Not all issuers of structured products operate in this way. Some have little or no transparency to fund positions, deal directly in the units of the fund on an infrequent basis with no guaranteed liquidity and are required to provide advance notice of dealing. Also, not all hedge fund managers are as circumspect in the proportion of their investor base that is derived from these instruments, creating a risk to the viability of the fund in any drawdown, when structured product providers will become forced sellers.

However, Mr Mordecai says position-level disclosure can put hedge fund managers at an extreme disadvantage. "To accomplish an alignment of incentives between hedge fund managers, banks and investors, appropriate aggregate disclosure standards are needed that do not unduly expose the hedge fund managers but provide adequate information to prime brokers and investors while ensuring investors get paid appropriately for the risks they are taking."

A recently published IAFE document puts forward recommendations for such standards as an alternative to full position disclosure.

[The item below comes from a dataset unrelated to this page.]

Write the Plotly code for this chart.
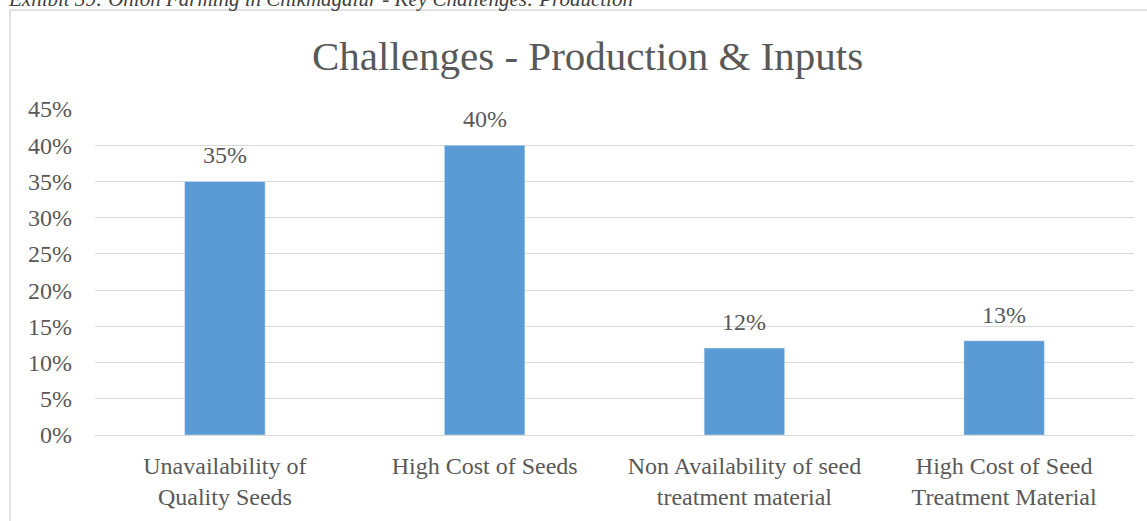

Guarding against bad apples

Hedge fund governance varies widely. Some hedge funds have boards of directors, others are run by individual managers in virtual isolation. Lack of regulatory oversight creates a fertile environment for fraud and voluntary standards assume a certain level of integrity in the hedge fund community. An as yet undetermined risk to banks might come from a lawsuit in which a bank is found complicit in a fraud. Litigation continues in the case of the trustee of the Manhattan fund against its prime broker Bear Stearns, with a claim for $1.9bn in damages. Acceptance as a client is a separate decision to the terms on which a fund trades and the hedge fund market is notable for providing former fraudsters and incompetents with a second chance. A successful lawsuit could force banks to protect themselves and investors by screening out the bad apples.